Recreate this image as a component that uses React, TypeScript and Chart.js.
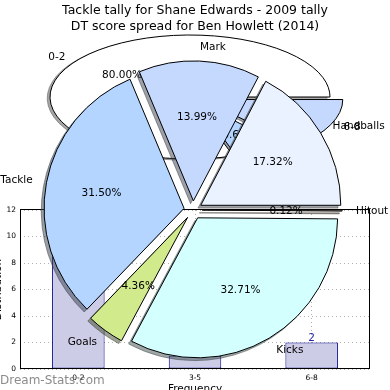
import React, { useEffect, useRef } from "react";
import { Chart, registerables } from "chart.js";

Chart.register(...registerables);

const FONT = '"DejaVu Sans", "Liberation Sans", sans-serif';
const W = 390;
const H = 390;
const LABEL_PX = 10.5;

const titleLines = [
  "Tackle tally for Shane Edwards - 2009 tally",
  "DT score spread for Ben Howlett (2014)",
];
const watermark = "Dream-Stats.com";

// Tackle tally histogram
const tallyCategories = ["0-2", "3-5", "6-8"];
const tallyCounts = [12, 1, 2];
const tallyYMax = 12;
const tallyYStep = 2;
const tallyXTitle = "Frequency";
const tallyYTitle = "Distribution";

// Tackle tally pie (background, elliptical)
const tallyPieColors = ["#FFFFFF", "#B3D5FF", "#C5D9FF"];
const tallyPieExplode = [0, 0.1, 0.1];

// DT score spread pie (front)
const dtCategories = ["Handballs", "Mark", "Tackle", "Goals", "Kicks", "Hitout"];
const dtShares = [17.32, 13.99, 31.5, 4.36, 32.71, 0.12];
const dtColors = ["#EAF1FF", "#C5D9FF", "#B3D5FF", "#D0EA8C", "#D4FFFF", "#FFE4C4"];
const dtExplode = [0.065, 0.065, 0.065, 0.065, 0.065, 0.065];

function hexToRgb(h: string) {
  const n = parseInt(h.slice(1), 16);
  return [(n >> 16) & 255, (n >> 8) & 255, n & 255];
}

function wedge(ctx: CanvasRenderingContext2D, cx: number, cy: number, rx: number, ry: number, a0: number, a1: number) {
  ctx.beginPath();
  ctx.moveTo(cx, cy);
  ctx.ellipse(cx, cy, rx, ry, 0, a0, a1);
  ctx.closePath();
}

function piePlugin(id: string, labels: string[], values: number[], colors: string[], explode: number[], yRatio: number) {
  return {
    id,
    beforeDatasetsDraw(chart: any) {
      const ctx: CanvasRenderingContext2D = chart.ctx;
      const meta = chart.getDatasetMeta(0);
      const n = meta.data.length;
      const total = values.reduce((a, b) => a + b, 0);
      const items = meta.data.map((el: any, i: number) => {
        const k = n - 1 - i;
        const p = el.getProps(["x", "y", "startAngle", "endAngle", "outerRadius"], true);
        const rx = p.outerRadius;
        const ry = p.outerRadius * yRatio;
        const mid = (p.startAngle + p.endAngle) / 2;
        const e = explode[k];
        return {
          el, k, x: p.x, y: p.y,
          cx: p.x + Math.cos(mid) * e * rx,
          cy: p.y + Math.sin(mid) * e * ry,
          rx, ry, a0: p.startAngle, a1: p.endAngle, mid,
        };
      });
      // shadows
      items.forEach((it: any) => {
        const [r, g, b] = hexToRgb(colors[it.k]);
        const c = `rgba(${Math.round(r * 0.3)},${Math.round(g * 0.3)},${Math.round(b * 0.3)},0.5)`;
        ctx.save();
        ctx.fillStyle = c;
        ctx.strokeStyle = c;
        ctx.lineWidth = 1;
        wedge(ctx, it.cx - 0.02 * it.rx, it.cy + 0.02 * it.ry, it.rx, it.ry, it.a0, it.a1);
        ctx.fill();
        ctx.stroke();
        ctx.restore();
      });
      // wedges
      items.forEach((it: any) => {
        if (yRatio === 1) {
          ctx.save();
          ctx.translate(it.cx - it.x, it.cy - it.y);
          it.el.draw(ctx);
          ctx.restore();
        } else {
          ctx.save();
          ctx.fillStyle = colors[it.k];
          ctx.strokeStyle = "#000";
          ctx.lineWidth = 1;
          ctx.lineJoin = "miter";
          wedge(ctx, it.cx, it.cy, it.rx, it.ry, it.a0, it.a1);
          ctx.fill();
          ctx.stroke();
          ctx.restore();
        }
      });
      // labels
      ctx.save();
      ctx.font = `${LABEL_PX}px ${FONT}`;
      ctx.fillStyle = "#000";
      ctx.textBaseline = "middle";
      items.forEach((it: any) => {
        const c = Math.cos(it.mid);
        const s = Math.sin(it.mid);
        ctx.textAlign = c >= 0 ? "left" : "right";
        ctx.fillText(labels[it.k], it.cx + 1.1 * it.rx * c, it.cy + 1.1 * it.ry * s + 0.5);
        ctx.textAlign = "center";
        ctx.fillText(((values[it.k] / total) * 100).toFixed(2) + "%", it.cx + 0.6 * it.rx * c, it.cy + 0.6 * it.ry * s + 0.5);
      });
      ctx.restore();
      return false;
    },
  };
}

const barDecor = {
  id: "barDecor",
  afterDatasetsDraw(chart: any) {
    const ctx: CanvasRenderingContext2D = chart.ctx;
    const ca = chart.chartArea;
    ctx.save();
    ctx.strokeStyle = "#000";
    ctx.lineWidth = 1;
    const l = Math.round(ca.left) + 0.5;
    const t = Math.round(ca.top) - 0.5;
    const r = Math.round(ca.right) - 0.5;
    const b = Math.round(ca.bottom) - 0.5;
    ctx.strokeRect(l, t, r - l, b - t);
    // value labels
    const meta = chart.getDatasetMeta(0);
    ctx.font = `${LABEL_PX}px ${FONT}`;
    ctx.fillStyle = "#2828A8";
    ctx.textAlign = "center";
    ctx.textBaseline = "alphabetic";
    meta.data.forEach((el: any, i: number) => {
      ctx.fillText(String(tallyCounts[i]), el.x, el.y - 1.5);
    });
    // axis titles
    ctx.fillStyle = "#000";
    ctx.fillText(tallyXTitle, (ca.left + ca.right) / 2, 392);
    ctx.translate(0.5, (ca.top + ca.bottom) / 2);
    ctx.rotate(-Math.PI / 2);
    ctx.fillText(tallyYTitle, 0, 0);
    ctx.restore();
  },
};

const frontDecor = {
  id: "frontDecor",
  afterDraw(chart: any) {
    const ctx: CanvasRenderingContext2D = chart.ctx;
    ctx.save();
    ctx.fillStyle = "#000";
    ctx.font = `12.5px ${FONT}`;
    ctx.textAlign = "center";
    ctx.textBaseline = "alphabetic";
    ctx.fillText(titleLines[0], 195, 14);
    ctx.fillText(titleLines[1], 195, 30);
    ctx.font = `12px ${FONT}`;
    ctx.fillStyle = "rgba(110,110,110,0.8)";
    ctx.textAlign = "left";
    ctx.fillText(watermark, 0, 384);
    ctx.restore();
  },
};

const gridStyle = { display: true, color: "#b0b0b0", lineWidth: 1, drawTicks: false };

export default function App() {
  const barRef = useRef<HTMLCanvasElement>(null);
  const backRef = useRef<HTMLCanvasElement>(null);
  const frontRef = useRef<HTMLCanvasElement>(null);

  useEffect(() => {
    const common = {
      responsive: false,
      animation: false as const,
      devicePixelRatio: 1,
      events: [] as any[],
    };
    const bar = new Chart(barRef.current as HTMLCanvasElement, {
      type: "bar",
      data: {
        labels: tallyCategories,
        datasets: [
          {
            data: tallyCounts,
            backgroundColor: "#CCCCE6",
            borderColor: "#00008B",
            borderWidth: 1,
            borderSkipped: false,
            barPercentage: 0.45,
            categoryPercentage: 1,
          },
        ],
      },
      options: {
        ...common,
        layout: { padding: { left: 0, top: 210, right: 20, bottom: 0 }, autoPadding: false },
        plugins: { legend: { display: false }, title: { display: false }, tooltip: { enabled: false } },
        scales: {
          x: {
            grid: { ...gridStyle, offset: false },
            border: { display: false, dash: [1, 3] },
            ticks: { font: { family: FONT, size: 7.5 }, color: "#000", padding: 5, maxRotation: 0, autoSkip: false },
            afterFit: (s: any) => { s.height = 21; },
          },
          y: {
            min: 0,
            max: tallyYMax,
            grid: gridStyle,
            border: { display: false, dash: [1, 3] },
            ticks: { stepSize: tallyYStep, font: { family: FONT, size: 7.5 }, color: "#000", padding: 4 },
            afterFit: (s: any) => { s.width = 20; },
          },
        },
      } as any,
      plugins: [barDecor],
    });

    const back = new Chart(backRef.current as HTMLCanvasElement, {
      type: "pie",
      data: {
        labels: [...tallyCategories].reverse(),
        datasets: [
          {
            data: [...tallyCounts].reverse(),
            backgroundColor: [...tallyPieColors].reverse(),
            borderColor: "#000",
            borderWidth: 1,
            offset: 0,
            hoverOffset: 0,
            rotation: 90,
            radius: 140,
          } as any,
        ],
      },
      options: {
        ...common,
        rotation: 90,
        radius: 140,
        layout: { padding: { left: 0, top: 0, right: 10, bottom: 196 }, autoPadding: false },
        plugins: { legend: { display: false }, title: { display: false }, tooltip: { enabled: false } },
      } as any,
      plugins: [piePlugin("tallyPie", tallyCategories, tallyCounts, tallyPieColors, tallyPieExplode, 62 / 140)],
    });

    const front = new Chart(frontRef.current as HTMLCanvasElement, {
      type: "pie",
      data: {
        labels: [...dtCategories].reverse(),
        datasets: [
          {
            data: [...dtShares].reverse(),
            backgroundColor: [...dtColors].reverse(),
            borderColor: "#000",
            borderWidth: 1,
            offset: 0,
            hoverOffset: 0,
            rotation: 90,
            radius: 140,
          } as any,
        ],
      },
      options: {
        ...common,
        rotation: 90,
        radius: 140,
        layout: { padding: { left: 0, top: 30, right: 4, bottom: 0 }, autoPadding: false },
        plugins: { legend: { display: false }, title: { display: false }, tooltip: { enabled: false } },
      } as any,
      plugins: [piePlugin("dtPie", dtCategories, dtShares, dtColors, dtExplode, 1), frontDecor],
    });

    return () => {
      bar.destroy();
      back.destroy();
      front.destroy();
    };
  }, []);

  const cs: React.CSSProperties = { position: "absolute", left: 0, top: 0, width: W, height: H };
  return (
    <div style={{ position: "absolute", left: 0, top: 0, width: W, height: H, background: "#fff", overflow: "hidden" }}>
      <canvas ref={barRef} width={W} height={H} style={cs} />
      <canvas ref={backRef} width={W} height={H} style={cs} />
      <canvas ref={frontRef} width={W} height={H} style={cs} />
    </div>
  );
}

◆ ◆ ◆

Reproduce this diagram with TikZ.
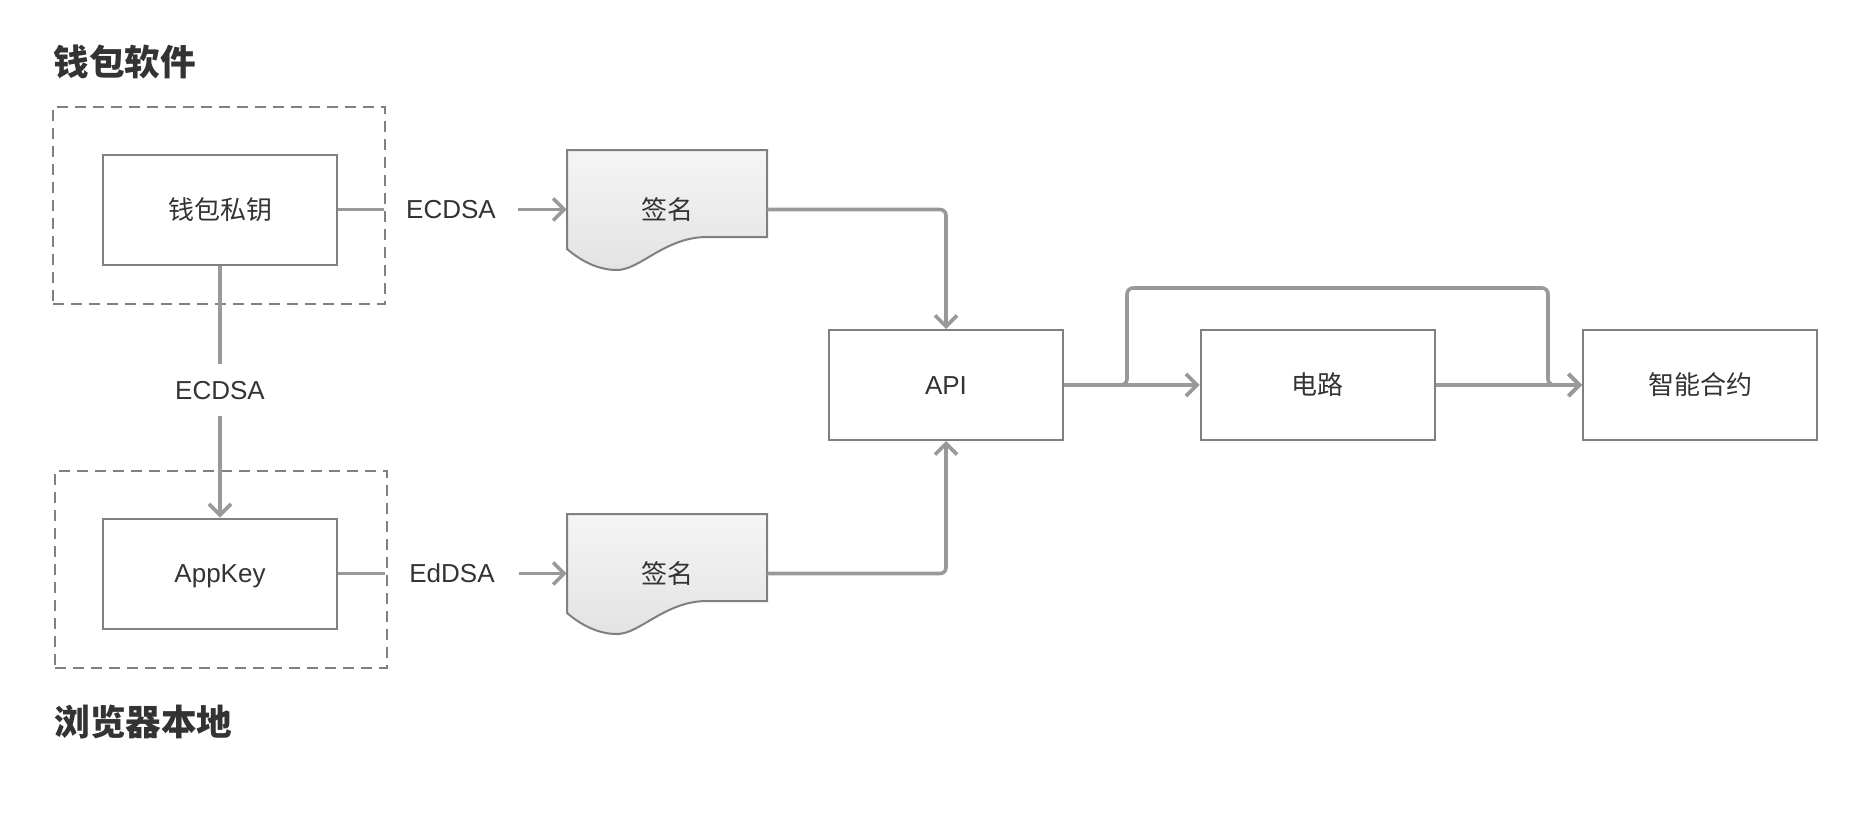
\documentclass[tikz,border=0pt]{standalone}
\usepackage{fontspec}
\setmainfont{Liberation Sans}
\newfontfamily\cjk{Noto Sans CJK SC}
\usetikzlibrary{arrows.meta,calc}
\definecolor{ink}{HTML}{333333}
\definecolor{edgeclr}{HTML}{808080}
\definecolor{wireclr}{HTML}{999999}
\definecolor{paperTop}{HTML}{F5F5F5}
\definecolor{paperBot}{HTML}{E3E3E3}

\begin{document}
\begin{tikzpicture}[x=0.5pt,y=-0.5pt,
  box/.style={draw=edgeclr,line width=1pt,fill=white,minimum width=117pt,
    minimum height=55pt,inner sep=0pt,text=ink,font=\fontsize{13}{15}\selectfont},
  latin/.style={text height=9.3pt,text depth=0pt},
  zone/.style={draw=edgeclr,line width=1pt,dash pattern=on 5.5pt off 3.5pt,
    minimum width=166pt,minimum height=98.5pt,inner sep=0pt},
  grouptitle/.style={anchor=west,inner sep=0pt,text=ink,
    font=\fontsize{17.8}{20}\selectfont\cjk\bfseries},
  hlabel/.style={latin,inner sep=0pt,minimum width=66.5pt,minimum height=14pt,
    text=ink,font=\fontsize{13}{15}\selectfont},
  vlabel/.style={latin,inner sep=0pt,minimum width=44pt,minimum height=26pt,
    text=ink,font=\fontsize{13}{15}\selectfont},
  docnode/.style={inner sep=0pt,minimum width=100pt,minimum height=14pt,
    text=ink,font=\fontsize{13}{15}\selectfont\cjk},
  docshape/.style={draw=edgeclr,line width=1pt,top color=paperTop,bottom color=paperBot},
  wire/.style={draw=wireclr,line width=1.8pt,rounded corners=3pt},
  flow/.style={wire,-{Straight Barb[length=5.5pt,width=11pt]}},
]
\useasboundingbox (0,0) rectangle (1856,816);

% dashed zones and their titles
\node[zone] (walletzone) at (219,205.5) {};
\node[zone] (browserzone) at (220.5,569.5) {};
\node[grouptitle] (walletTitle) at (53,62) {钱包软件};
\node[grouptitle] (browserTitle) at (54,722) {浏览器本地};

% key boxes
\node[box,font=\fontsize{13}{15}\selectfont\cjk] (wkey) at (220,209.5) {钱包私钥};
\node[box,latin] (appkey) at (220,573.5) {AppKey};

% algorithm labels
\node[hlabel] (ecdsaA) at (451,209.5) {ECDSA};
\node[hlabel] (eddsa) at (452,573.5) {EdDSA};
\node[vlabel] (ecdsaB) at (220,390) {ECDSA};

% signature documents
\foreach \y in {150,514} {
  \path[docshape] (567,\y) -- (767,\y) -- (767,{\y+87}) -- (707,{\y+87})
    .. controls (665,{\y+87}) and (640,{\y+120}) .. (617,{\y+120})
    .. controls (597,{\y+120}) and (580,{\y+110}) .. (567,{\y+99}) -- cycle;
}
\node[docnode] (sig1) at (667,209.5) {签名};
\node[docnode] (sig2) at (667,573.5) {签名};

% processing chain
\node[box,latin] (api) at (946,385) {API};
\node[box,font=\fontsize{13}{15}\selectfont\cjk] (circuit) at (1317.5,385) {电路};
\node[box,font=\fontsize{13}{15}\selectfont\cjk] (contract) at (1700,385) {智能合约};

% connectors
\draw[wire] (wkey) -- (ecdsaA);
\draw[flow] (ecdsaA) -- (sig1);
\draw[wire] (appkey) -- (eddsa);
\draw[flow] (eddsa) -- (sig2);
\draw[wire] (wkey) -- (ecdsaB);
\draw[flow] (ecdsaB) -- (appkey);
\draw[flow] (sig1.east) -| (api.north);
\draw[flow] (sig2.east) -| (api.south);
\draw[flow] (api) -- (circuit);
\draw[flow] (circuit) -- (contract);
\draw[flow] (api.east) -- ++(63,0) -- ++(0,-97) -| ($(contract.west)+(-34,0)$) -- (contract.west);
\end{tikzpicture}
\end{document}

◆ ◆ ◆

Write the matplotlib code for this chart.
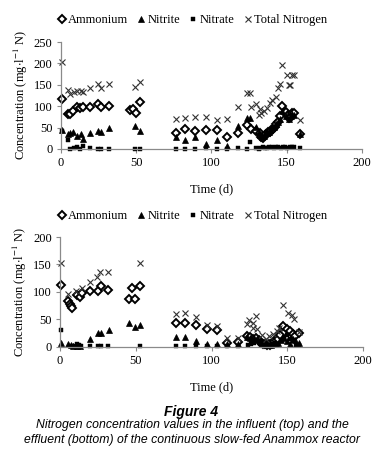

◆ ◆ ◆

* **TASK DIRECTIONS**
Beginning at the line above that contains "Reproduce this diagram with TikZ.", repeat each line exactly through the one that contains "(0,0) rectangle (1856,816);", and leave out the pictures.

* **SOLUTION TO THE EXERCISE**
Reproduce this diagram with TikZ.
\documentclass[tikz,border=0pt]{standalone}
\usepackage{fontspec}
\setmainfont{Liberation Sans}
\newfontfamily\cjk{Noto Sans CJK SC}
\usetikzlibrary{arrows.meta,calc}
\definecolor{ink}{HTML}{333333}
\definecolor{edgeclr}{HTML}{808080}
\definecolor{wireclr}{HTML}{999999}
\definecolor{paperTop}{HTML}{F5F5F5}
\definecolor{paperBot}{HTML}{E3E3E3}

\begin{document}
\begin{tikzpicture}[x=0.5pt,y=-0.5pt,
  box/.style={draw=edgeclr,line width=1pt,fill=white,minimum width=117pt,
    minimum height=55pt,inner sep=0pt,text=ink,font=\fontsize{13}{15}\selectfont},
  latin/.style={text height=9.3pt,text depth=0pt},
  zone/.style={draw=edgeclr,line width=1pt,dash pattern=on 5.5pt off 3.5pt,
    minimum width=166pt,minimum height=98.5pt,inner sep=0pt},
  grouptitle/.style={anchor=west,inner sep=0pt,text=ink,
    font=\fontsize{17.8}{20}\selectfont\cjk\bfseries},
  hlabel/.style={latin,inner sep=0pt,minimum width=66.5pt,minimum height=14pt,
    text=ink,font=\fontsize{13}{15}\selectfont},
  vlabel/.style={latin,inner sep=0pt,minimum width=44pt,minimum height=26pt,
    text=ink,font=\fontsize{13}{15}\selectfont},
  docnode/.style={inner sep=0pt,minimum width=100pt,minimum height=14pt,
    text=ink,font=\fontsize{13}{15}\selectfont\cjk},
  docshape/.style={draw=edgeclr,line width=1pt,top color=paperTop,bottom color=paperBot},
  wire/.style={draw=wireclr,line width=1.8pt,rounded corners=3pt},
  flow/.style={wire,-{Straight Barb[length=5.5pt,width=11pt]}},
]
\useasboundingbox (0,0) rectangle (1856,816);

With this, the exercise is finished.